Scientists identify new way of information storage and processing based on skyrmions
Hard to unwind like knots in a rope, magnetic skyrmions are stable magnetic whirls that behave like tiny particles in magnetic thin films. These whirls, only a few nanometers in size offer great potential for next-generation information storage and processing.
In order to unleash their extraordinary potential as information carriers, control of individual skyrmions has to be achieved. So far, this has only been shown for a very rare and exotic class of materials where an unusual chiral exchange interaction called the Dzyaloshinskii-Moriya interaction (DMI) plays an important role.
According to findings published in the scientific journal Nature Communications, a team of international scientists from Ireland, Sweden, Switzerland and China has discovered that skyrmions can be dynamically stabilised in ultra-thin films by their own precessional motion without the need for DMI, not unlike a spinning top. This discovery means that a wider range of materials are now open to possible use for next generation information storage and processing.
"Based on extensive numerical simulations and analytical theory, we considered the creation of a skyrmion under nanocontact, where a spin polarized current is injected into the magnetic thin film providing torque to its magnetic moments," said Professor Hans-Benjamin Braun who carried out the work at UCD School of Physics, University College Dublin, and ETH Zurich. He developed the analytical theory and co-led the research with Professor Johan Åkerman from the University of Gothenburg in Sweden.
"Our findings show how dynamic skyrmions can be nucleated, sustained, and manipulated under a nanocontact. As quasiparticles, they can be transported between two well separated nanocontacts, even in complete absence of DMI," Professor Braun added.
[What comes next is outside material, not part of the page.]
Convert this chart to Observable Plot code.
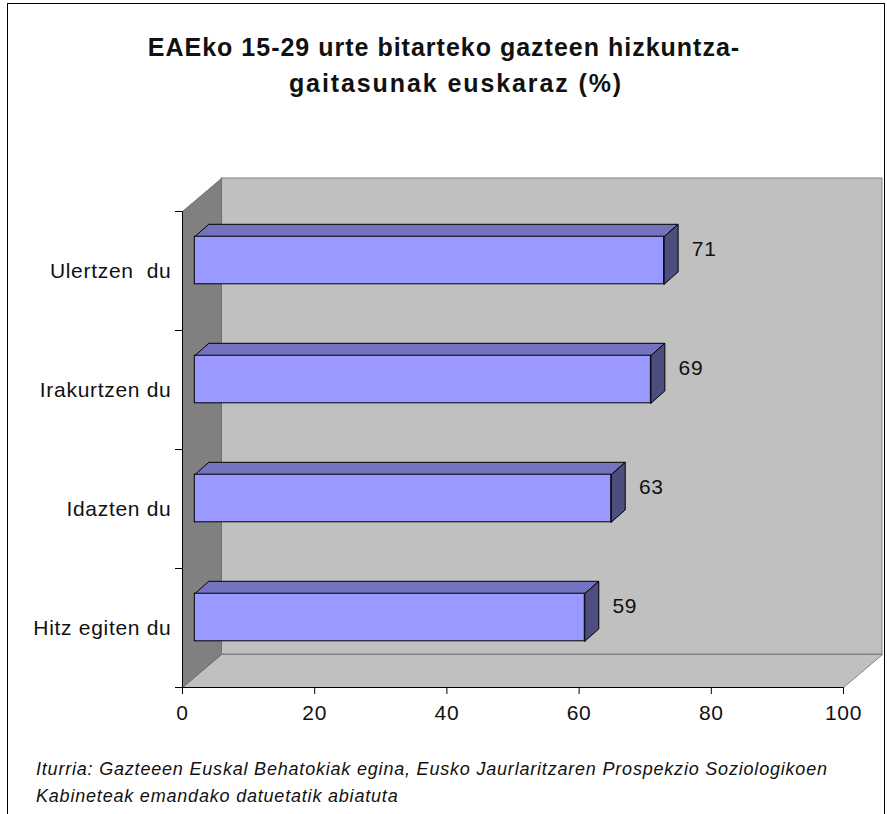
<!DOCTYPE html>
<html>
<head>
<meta charset="utf-8">
<script src="https://cdn.jsdelivr.net/npm/d3@7"></script>
<script src="https://cdn.jsdelivr.net/npm/@observablehq/plot@0.6"></script>
<style>
html, body { margin: 0; padding: 0; background: #fff; }
body { width: 887px; height: 814px; position: relative; overflow: hidden;
       font-family: "Liberation Sans", Arial, sans-serif; color: #000; }
#frame { position: absolute; left: 7px; top: 3px; width: 878px; height: 840px;
         border: 1px solid #000; box-sizing: border-box; }
.t { position: absolute; font-weight: bold; font-size: 25px; line-height: 25px;
     letter-spacing: 1px; white-space: nowrap; width: 800px; text-align: center; color: #111; }
#chart { position: absolute; left: 0; top: 120px; }
#cap { position: absolute; left: 36px; top: 756px; font-style: italic; font-size: 18px;
       line-height: 27.3px; letter-spacing: 0.8px; white-space: nowrap; color: #111; }
</style>
</head>
<body>
<div id="frame"></div>
<div class="t" style="left:44px;top:35px">EAEko 15-29 urte bitarteko gazteen hizkuntza-</div>
<div class="t" style="left:56px;top:71px;letter-spacing:1.9px">gaitasunak euskaraz (%)</div>
<div id="chart"></div>
<div id="cap">Iturria: Gazteeen Euskal Behatokiak egina, Eusko Jaurlaritzaren Prospekzio Soziologikoen<br>Kabineteak emandako datuetatik abiatuta</div>
<script>
// ---- data (bottom row first) ----
const categories = ["Hitz egiten du", "Idazten du", "Irakurtzen du", "Ulertzen  du"];
const values = [59, 63, 69, 71];
const xTicks = [0, 20, 40, 60, 80, 100];

// ---- layout ----
const W = 887, H = 620, mL = 182, mR = 44, mT = 91, mB = 53;
const xDomain = [0, 100];
const yDomain = [0, categories.length];
const kx = (W - mL - mR) / (xDomain[1] - xDomain[0]);   // px per x unit
const ky = (H - mT - mB) / (yDomain[1] - yDomain[0]);   // px per row
const wallDX = 39, wallDY = 33;                         // depth of the 3D box, px
const wx = wallDX / kx, wy = wallDY / ky;
const barDX = 12.3, barDY = 10.5;                       // bar front offset, px
const bx = 14 / kx, by = 12.4 / ky;                     // bar depth in data units
const half = 0.2;                                       // half bar thickness (rows)

const rows = categories.map((cat, i) => ({cat, value: values[i], y: i + 0.5}));

const poly = (key, pts) => pts.concat([pts[0]]).map(([x, y]) => ({key, x, y}));

const [x0, x1] = xDomain, [y0, y1] = yDomain;
const backWall = [{x1: x0, x2: x1, y1: y0, y2: y1}];
const floor = poly("floor", [[x0, y0], [x1, y0], [x1 + wx, y0 + wy], [x0 + wx, y0 + wy]]);
const leftWall = poly("left", [[x0, y0], [x0, y1], [x0 + wx, y1 + wy], [x0 + wx, y0 + wy]]);

const topFaces = rows.flatMap(d => {
  const yt = d.y + half;
  return poly(d.cat, [[x0, yt], [d.value, yt], [d.value + bx, yt + by], [x0 + bx, yt + by]]);
});
const sideFaces = rows.flatMap(d => {
  const yb = d.y - half, yt = d.y + half, v = d.value;
  return poly(d.cat, [[v, yb], [v, yt], [v + bx, yt + by], [v + bx, yb + by]]);
});

const plot = Plot.plot({
  width: W, height: H,
  marginLeft: mL, marginRight: mR, marginTop: mT, marginBottom: mB,
  x: {domain: xDomain},
  y: {domain: yDomain},
  style: "font-family: 'Liberation Sans', Arial, sans-serif; font-size: 21px; letter-spacing: 0.7px; white-space: pre; color: #111; background: none; overflow: visible;",
  marks: [
    Plot.rect(backWall, {x1: "x1", x2: "x2", y1: "y1", y2: "y2", dx: wallDX, dy: -wallDY,
      fill: "#c0c0c0", stroke: "#808080", strokeWidth: 1}),
    Plot.line(floor, {x: "x", y: "y", z: "key", fill: "#c0c0c0", stroke: "#808080",
      strokeWidth: 1, curve: "linear"}),
    Plot.line(leftWall, {x: "x", y: "y", z: "key", fill: "#808080", stroke: "#707070",
      strokeWidth: 1, curve: "linear"}),
    Plot.ruleX([x0], {stroke: "#000", strokeWidth: 1}),
    Plot.ruleY([y0], {stroke: "#000", strokeWidth: 1}),
    Plot.axisX({ticks: xTicks, tickSize: 7, tickPadding: 11, fontSize: 21, stroke: "#000", tickFormat: d => String(d)}),
    Plot.axisY({ticks: d3.range(y0, y1 + 1), tickSize: 7, tickFormat: () => "", stroke: "#000"}),
    Plot.axisY({ticks: rows.map(d => d.y), tickSize: 0, tickPadding: 11, fontSize: 21,
      tickFormat: t => categories[Math.floor(t)]}),
    // 3D bars
    Plot.line(topFaces, {x: "x", y: "y", z: "key", fill: "#7373bf", stroke: "#000",
      strokeWidth: 1, curve: "linear", dx: barDX, dy: -barDY}),
    Plot.line(sideFaces, {x: "x", y: "y", z: "key", fill: "#4d4d80", stroke: "#000",
      strokeWidth: 1, curve: "linear", dx: barDX, dy: -barDY}),
    Plot.rect(rows, {x1: x0, x2: "value", y1: d => d.y - half, y2: d => d.y + half,
      fill: "#9999ff", stroke: "#000", strokeWidth: 1, dx: barDX, dy: -barDY}),
    Plot.text(rows, {x: "value", y: "y", text: d => String(d.value), dx: 40, dy: -21.5,
      textAnchor: "start", fontSize: 21, fill: "#111"})
  ]
});
document.getElementById("chart").appendChild(plot);
</script>
</body>
</html>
This offers the possibility to create and control skyrmions in materials that have so far been considered unsuitable for next-generation information storage and processing according to first-author Yan Zhou from the University of Hong Kong who carried out most of the detailed simulation studies.
"Breathing dynamical skyrmions in spin torque oscillators are powerful sources of microwave generation," Professor Johan Åkerman said. "They have an output power that is orders of magnitude higher than conventional precessional spin torque oscillators and their frequency can be tuned via the injection current making them attractive for broadband applications."
Spin-based information processing will require much less power than its conventional electron-based counterpart. This is an important issue for society as the current global IT infrastructure is producing excessive heat resulting in a carbon footprint exceeding that of worldwide air traffic.